▶ [Exercise brief] Transcribe the records below in full; pictures stay out of the copy.

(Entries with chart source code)
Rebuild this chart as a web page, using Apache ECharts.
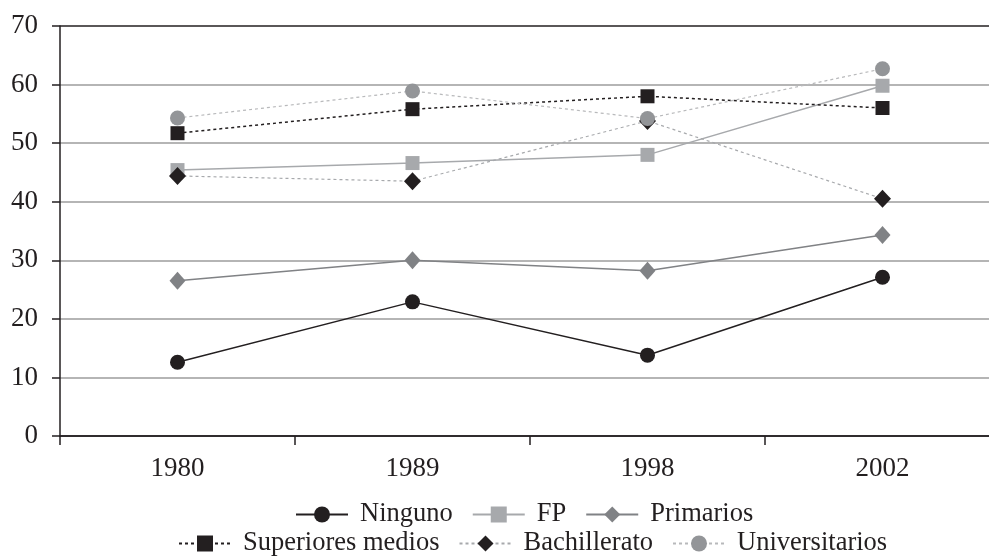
<!DOCTYPE html>
<html>
<head>
<meta charset="utf-8">
<script src="https://cdn.jsdelivr.net/npm/echarts@6/dist/echarts.min.js"></script>
<style>html,body{margin:0;padding:0;background:#fff;overflow:hidden;width:989px;height:556px;}#c{width:1000px;height:556px;}</style>
</head>
<body>
<div id="c"></div>
<script>
const years = ['1980', '1989', '1998', '2002'];
const ninguno = [12.6, 22.9, 13.8, 27.1];
const fp = [45.4, 46.6, 48.0, 59.8];
const primarios = [26.5, 30.0, 28.2, 34.3];
const superioresMedios = [51.7, 55.8, 58.0, 56.0];
const bachillerato = [44.4, 43.5, 53.8, 40.5];
const universitarios = [54.3, 58.9, 54.2, 62.7];
const yTicks = [0, 10, 20, 30, 40, 50, 60, 70];

const BLACK = '#231f20';
const FONT = 'Liberation Serif';

function mk(name, data, symbol, size, color, lineColor, lineType, lineWidth) {
  return {
    name: name, type: 'line', data: data, symbol: symbol, symbolSize: size,
    itemStyle: { color: color, opacity: 1 },
    lineStyle: { color: lineColor, type: lineType, width: lineWidth },
    emphasis: { disabled: true }, animation: false
  };
}

const chart = echarts.init(document.getElementById('c'), null, { renderer: 'canvas' });
chart.setOption({
  backgroundColor: '#fff',
  animation: false,
  grid: { left: 60, top: 26, right: 0, bottom: 120, containLabel: false },
  xAxis: {
    type: 'category', data: years, boundaryGap: true,
    axisLine: { lineStyle: { color: BLACK, width: 1.5 } },
    axisTick: { show: true, length: 9, lineStyle: { color: BLACK, width: 1.5 } },
    axisLabel: { color: BLACK, fontFamily: FONT, fontSize: 27, margin: 19 },
    splitLine: { show: false }
  },
  yAxis: {
    type: 'value', min: yTicks[0], max: yTicks[yTicks.length - 1], interval: 10,
    axisLine: { show: true, lineStyle: { color: BLACK, width: 1.5 } },
    axisTick: { show: true, length: 8, lineStyle: { color: BLACK, width: 1.5 } },
    axisLabel: { color: BLACK, fontFamily: FONT, fontSize: 27, margin: 22 },
    splitLine: { show: true, lineStyle: { color: [BLACK, '#9d9d9d', '#9d9d9d', '#9d9d9d', '#9d9d9d', '#9d9d9d', '#9d9d9d', BLACK], width: 1.5 } }
  },
  legend: [
    {
      data: ['Ninguno', 'FP', 'Primarios'], top: 496, left: 290,
      itemWidth: 52, itemHeight: 20, itemGap: 19,
      textStyle: { color: BLACK, fontFamily: FONT, fontSize: 26.5, padding: [0, 0, 0, 7] },
      selectedMode: false
    },
    {
      data: ['Superiores medios', 'Bachillerato', 'Universitarios'], top: 525, left: 173,
      itemWidth: 52, itemHeight: 20, itemGap: 19,
      textStyle: { color: BLACK, fontFamily: FONT, fontSize: 26.5, padding: [0, 0, 0, 7] },
      selectedMode: false
    }
  ],
  series: [
    mk('Ninguno', ninguno, 'circle', 15, BLACK, BLACK, 'solid', 1.5),
    mk('FP', fp, 'rect', 14, '#a7a9ac', '#a7a9ac', 'solid', 1.5),
    mk('Primarios', primarios, 'diamond', [16, 18], '#808285', '#808285', 'solid', 1.5),
    mk('Superiores medios', superioresMedios, 'rect', 14, BLACK, BLACK, [3, 3], 1.5),
    mk('Bachillerato', bachillerato, 'diamond', [17, 18], BLACK, '#a7a9ac', [3, 3], 1.2),
    mk('Universitarios', universitarios, 'circle', 15, '#939598', '#b8b9bb', [3, 3], 1.2)
  ]
});
</script>
</body>
</html>
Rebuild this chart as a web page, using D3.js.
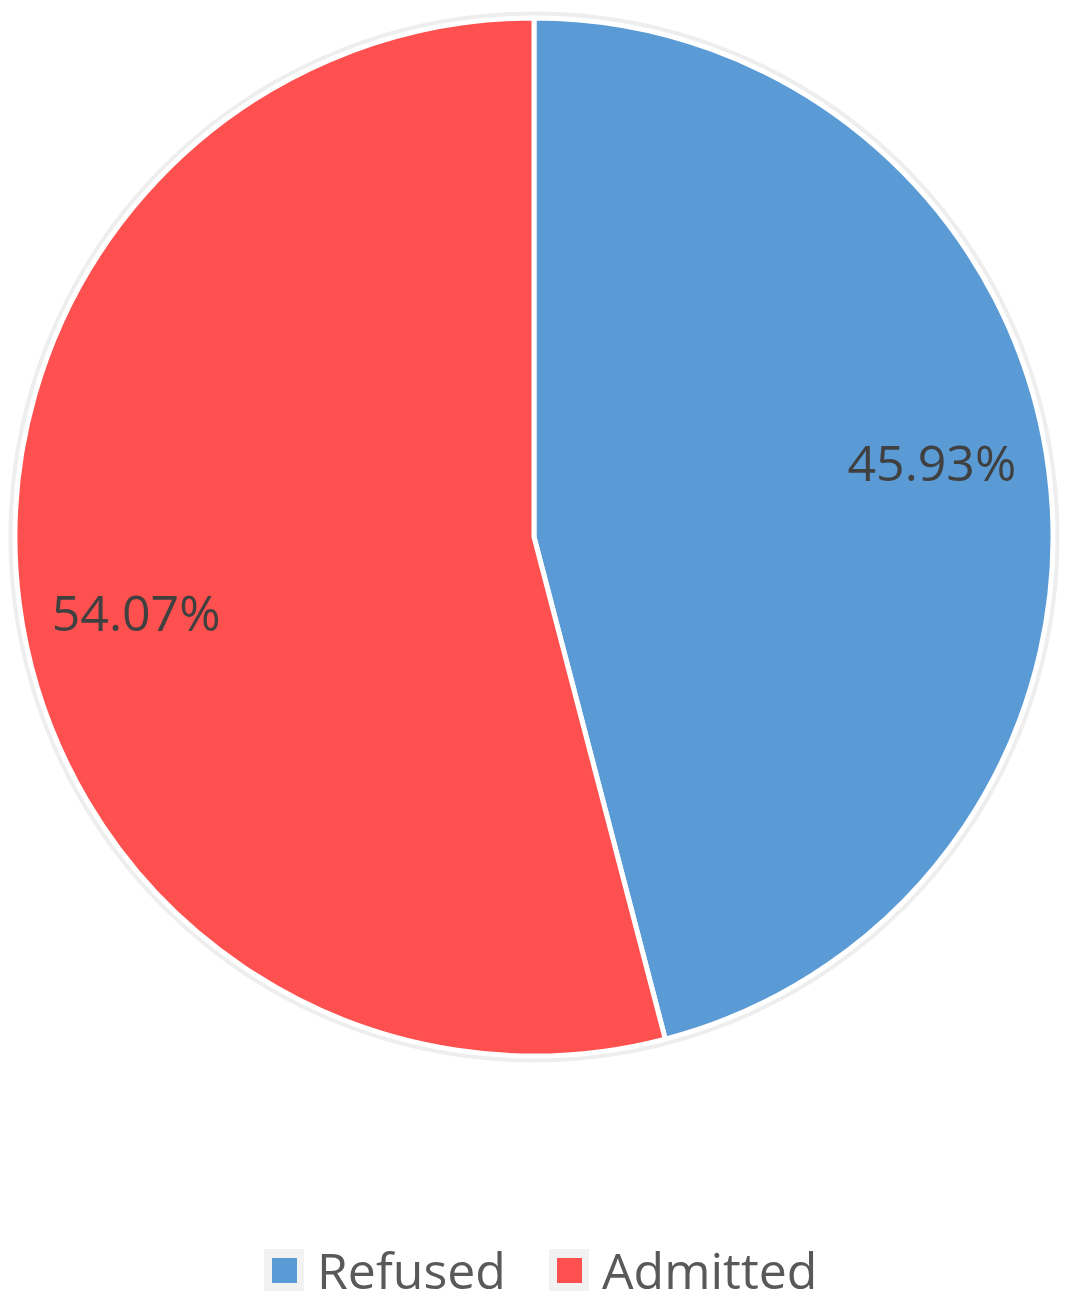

▶ [Expected answer]
Rebuild this chart as a web page, using Apache ECharts.
<!DOCTYPE html>
<html>
<head>
<meta charset="utf-8">
<script src="https://cdn.jsdelivr.net/npm/echarts@6/dist/echarts.min.js"></script>
<style>html,body{margin:0;padding:0;background:#fff;overflow:hidden;width:989px;height:556px;}#c{width:1000px;height:556px;}</style>
</head>
<body>
<div id="c"></div>
<script>
const years = ['1980', '1989', '1998', '2002'];
const ninguno = [12.6, 22.9, 13.8, 27.1];
const fp = [45.4, 46.6, 48.0, 59.8];
const primarios = [26.5, 30.0, 28.2, 34.3];
const superioresMedios = [51.7, 55.8, 58.0, 56.0];
const bachillerato = [44.4, 43.5, 53.8, 40.5];
const universitarios = [54.3, 58.9, 54.2, 62.7];
const yTicks = [0, 10, 20, 30, 40, 50, 60, 70];

const BLACK = '#231f20';
const FONT = 'Liberation Serif';

function mk(name, data, symbol, size, color, lineColor, lineType, lineWidth) {
  return {
    name: name, type: 'line', data: data, symbol: symbol, symbolSize: size,
    itemStyle: { color: color, opacity: 1 },
    lineStyle: { color: lineColor, type: lineType, width: lineWidth },
    emphasis: { disabled: true }, animation: false
  };
}

const chart = echarts.init(document.getElementById('c'), null, { renderer: 'canvas' });
chart.setOption({
  backgroundColor: '#fff',
  animation: false,
  grid: { left: 60, top: 26, right: 0, bottom: 120, containLabel: false },
  xAxis: {
    type: 'category', data: years, boundaryGap: true,
    axisLine: { lineStyle: { color: BLACK, width: 1.5 } },
    axisTick: { show: true, length: 9, lineStyle: { color: BLACK, width: 1.5 } },
    axisLabel: { color: BLACK, fontFamily: FONT, fontSize: 27, margin: 19 },
    splitLine: { show: false }
  },
  yAxis: {
    type: 'value', min: yTicks[0], max: yTicks[yTicks.length - 1], interval: 10,
    axisLine: { show: true, lineStyle: { color: BLACK, width: 1.5 } },
    axisTick: { show: true, length: 8, lineStyle: { color: BLACK, width: 1.5 } },
    axisLabel: { color: BLACK, fontFamily: FONT, fontSize: 27, margin: 22 },
    splitLine: { show: true, lineStyle: { color: [BLACK, '#9d9d9d', '#9d9d9d', '#9d9d9d', '#9d9d9d', '#9d9d9d', '#9d9d9d', BLACK], width: 1.5 } }
  },
  legend: [
    {
      data: ['Ninguno', 'FP', 'Primarios'], top: 496, left: 290,
      itemWidth: 52, itemHeight: 20, itemGap: 19,
      textStyle: { color: BLACK, fontFamily: FONT, fontSize: 26.5, padding: [0, 0, 0, 7] },
      selectedMode: false
    },
    {
      data: ['Superiores medios', 'Bachillerato', 'Universitarios'], top: 525, left: 173,
      itemWidth: 52, itemHeight: 20, itemGap: 19,
      textStyle: { color: BLACK, fontFamily: FONT, fontSize: 26.5, padding: [0, 0, 0, 7] },
      selectedMode: false
    }
  ],
  series: [
    mk('Ninguno', ninguno, 'circle', 15, BLACK, BLACK, 'solid', 1.5),
    mk('FP', fp, 'rect', 14, '#a7a9ac', '#a7a9ac', 'solid', 1.5),
    mk('Primarios', primarios, 'diamond', [16, 18], '#808285', '#808285', 'solid', 1.5),
    mk('Superiores medios', superioresMedios, 'rect', 14, BLACK, BLACK, [3, 3], 1.5),
    mk('Bachillerato', bachillerato, 'diamond', [17, 18], BLACK, '#a7a9ac', [3, 3], 1.2),
    mk('Universitarios', universitarios, 'circle', 15, '#939598', '#b8b9bb', [3, 3], 1.2)
  ]
});
</script>
</body>
</html>
Rebuild this chart as a web page, using D3.js.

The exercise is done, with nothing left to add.